= Dhammarakhita Samaneri =

Thai Theravada Buddhist nun

Varangghana Vanavichayen (born in 1946) is the first woman to be ordained a Theravada bhikkhuni (Buddhist nun) in Thailand. She was ordained a novice bhikkhuni on 10 February 2002 in Songdhammakalyani Monastery. The ceremony was attended by eight female monks from Sri Lanka, Taiwan, Thailand and Indonesia. It was conducted in Sri Lankan tradition. Upon the ordination she adopted the name of Dhammarakhita Samaneri. The Abbess of the nunnery was Dhammananda Bhikkhuni (Professor Chatsumarn Kabilasinga), who is also the first Theravada bhikkhuni in Thailand.

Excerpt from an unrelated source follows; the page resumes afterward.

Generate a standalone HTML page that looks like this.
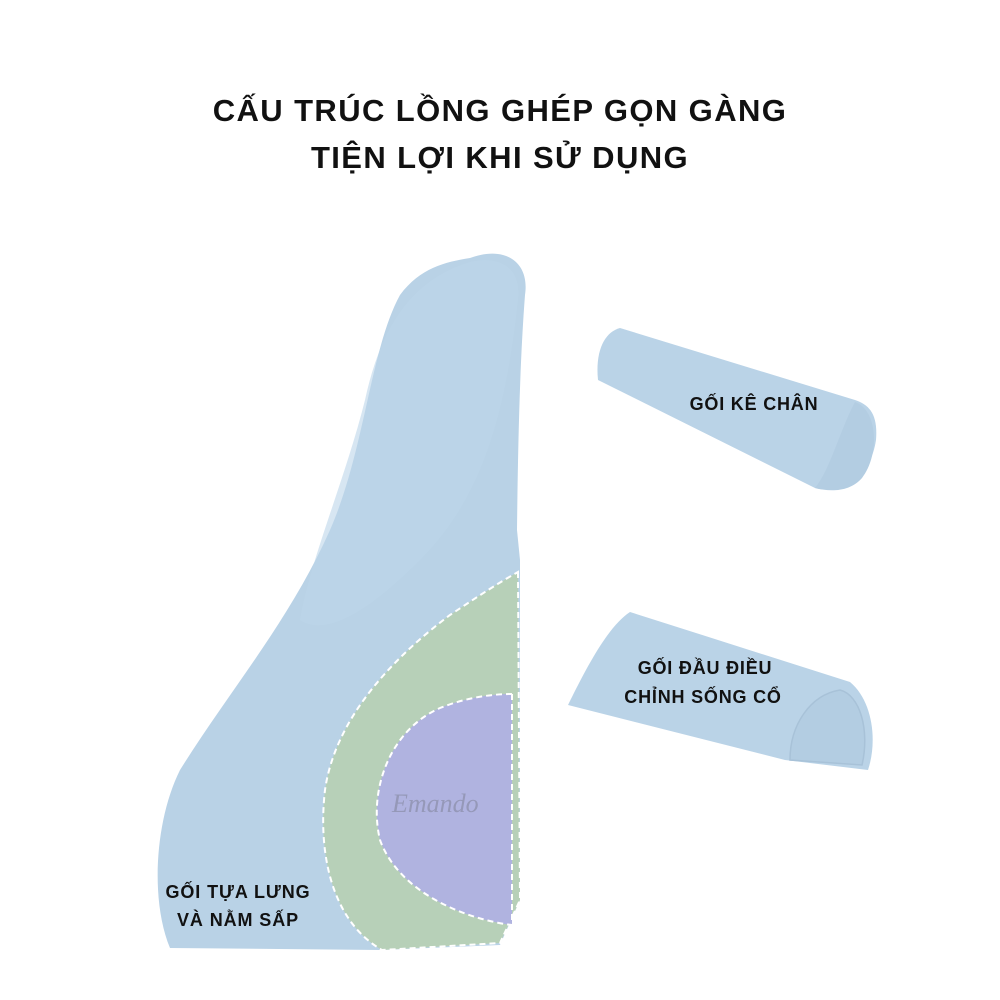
<!DOCTYPE html>
<html><head><meta charset="utf-8"><style>
html,body{margin:0;padding:0;background:#fff;width:1000px;height:1000px;overflow:hidden}
</style></head><body>
<svg width="1000" height="1000" viewBox="0 0 1000 1000" xmlns="http://www.w3.org/2000/svg" font-family="Liberation Sans, sans-serif">
<rect width="1000" height="1000" fill="#fff"/>
<text x="500" y="121" text-anchor="middle" font-size="31" font-weight="bold" fill="#111" letter-spacing="1.4">CẤU TRÚC  LỒNG GHÉP GỌN GÀNG</text>
<text x="500" y="168" text-anchor="middle" font-size="31" font-weight="bold" fill="#111" letter-spacing="1.4">TIỆN LỢI KHI SỬ DỤNG</text>

<!-- main pillow -->
<path d="M470 258 C505 245 530 262 525 295 C520 360 518 440 517 530 L520 560 L520 900 L500 945 L380 950 L170 948 C150 900 155 820 180 770 C230 690 290 620 330 530 C365 450 370 350 400 295 C420 268 445 262 470 258 Z" fill="#b9d2e6"/>
<path d="M470 262 C500 255 522 268 518 300 C505 420 480 500 420 560 C380 600 330 640 300 620 C310 560 345 480 365 400 C380 330 410 280 470 262 Z" fill="#bcd5e9" opacity="0.6"/>
<!-- green crescent -->
<path d="M518 572 L520 900 L500 943 L382 950 C330 920 318 850 325 790 C335 720 390 660 450 615 C480 595 500 582 518 572 Z" fill="#b7d0b8" stroke="#fff" stroke-width="2" stroke-dasharray="6 4"/>
<!-- purple -->
<path d="M512 694 L512 925 C470 920 400 895 380 840 C368 790 390 730 440 708 C465 698 490 694 512 694 Z" fill="#b0b3e0" stroke="#fff" stroke-width="2" stroke-dasharray="6 4"/>
<text x="392" y="812" font-family="Liberation Serif, serif" font-style="italic" font-size="26" fill="#9598b8">Emando</text>

<text x="238" y="898" text-anchor="middle" font-size="18" font-weight="bold" fill="#111" letter-spacing="0.9">GỐI TỰA LƯNG</text>
<text x="238" y="926" text-anchor="middle" font-size="18" font-weight="bold" fill="#111" letter-spacing="0.9">VÀ NẰM SẤP</text>

<!-- top right pillow -->
<path d="M620 328 C605 332 595 350 598 380 L815 488 C840 495 870 480 876 440 C878 415 870 405 855 400 Z" fill="#bad3e7"/>
<path d="M855 402 C878 410 880 455 862 478 C850 492 830 492 815 488 C830 470 840 430 855 402 Z" fill="#b3cde2"/>
<text x="754" y="410" text-anchor="middle" font-size="18" font-weight="bold" fill="#111" letter-spacing="0.8">GỐI KÊ CHÂN</text>

<!-- bottom right pillow -->
<path d="M630 612 C610 625 590 660 568 705 L785 760 L868 770 C878 740 872 700 850 682 Z" fill="#bad3e7"/>
<path d="M790 760 C790 725 810 695 840 690 C860 695 870 730 862 765 Z" fill="#b3cde2" stroke="#a8c2d8" stroke-width="1.5"/>
<text x="705" y="674" text-anchor="middle" font-size="18" font-weight="bold" fill="#111" letter-spacing="0.8">GỐI ĐẦU ĐIỀU</text>
<text x="703" y="703" text-anchor="middle" font-size="18" font-weight="bold" fill="#111" letter-spacing="0.8">CHỈNH SỐNG CỔ</text>
</svg>
</body></html>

Dhammarakhita graduated with a business degree in Australia. As a lay person she worked as a secretary and translator. Before her ordination in 2002 Dhammarakhita had been a mae chii for nine years. Her ordination was surrounded by controversy and heated discussion in Thai media and politics due to the conservative views surrounding female ordination present in the country. The discussion was, however, less fierce than a year earlier when Dhammananda Bhikkhuni was ordained in Sri Lanka. In 2002 many newspapers supported the decision. Dhammarakhita defended her choice saying: "I know that there might be resistance. But I am prepared, knowing that I am doing the right thing." As of 2003, the ordination has not been yet recognised by the Thai Buddhist religious authorities.

== Private life ==
Dhammarakhita has two children. She divorced her husband while being a mae chii in order to fulfil a vow of celibacy, which is required from monks and nuns.